I have multiple JSON files filled with strings that can get up to several hundred lines. I'll only have three lines in my example of the file, but on average there are about 200-500 of these "phrases":
{
"version": 1,
"data": {
"phrases":[
"A few words that's it.",
"This one, has a comma in it!",
"hyphenated-sentence example"
]
}
}
I need to have a script go in to the file (we can call it ExampleData.json) and remove all punctuation (specifically these characters: ,.?!'-
from the file, without removing the ,
outside of the double quotation marks. Essentially so that this:
"A few words that's it.",
"This one, has a comma in it!",
"hyphenated-sentence example."
Becomes this:
"A few words that's it",
"This one has a comma in it",
"hyphenated sentence example"
Also note how all the punctuation gets removed except for the hyphen. That gets replaced with a space.
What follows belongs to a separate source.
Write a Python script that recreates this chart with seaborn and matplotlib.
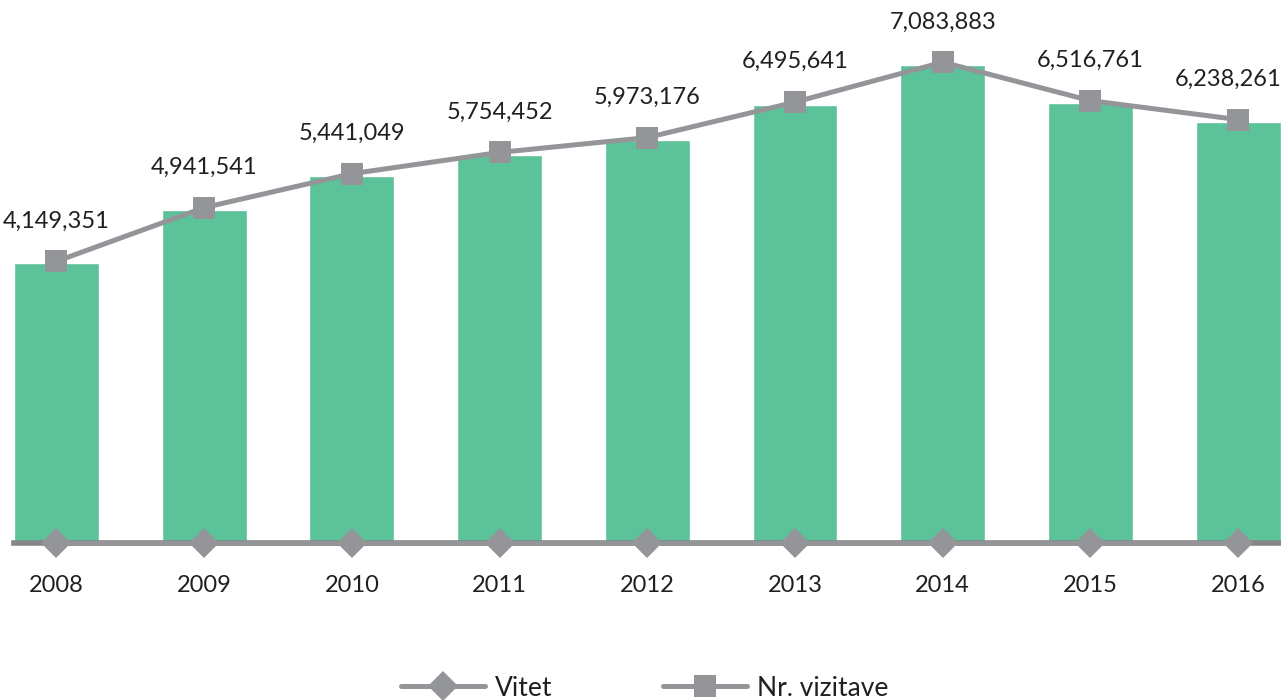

I've found a near identical question like this posed but for csv files here, but haven't been able to translate the csv version into something that will work with JSON.
The closest I've gotten with python was with a string via someone else's answer on a different thread.
input_str = 'please, remove all the commas between quotes,"like in here, here, here!"'
quotes = False
def noCommas(string):
quotes = False
output = ''
for char in string:
if char == '"':
quotes = True
if quotes == False:
output += char
if char != ',' and quotes == True:
output += char
return output
print noCommas(input_str)
(Sorry, I don't know how to put code blocks in a quote)
But it only works for a single character at a time. But by adding any extra rules causes the text outside the quotes to double themselves (please becomes pplleeaassee).
One last thing is that I have to do this in python2.7.5, which from what I've put together searching around, makes this a bit more difficult.
I'm sorry that I'm still this new to python and have to do something this non-trivial right away, but it wasn't really my choice.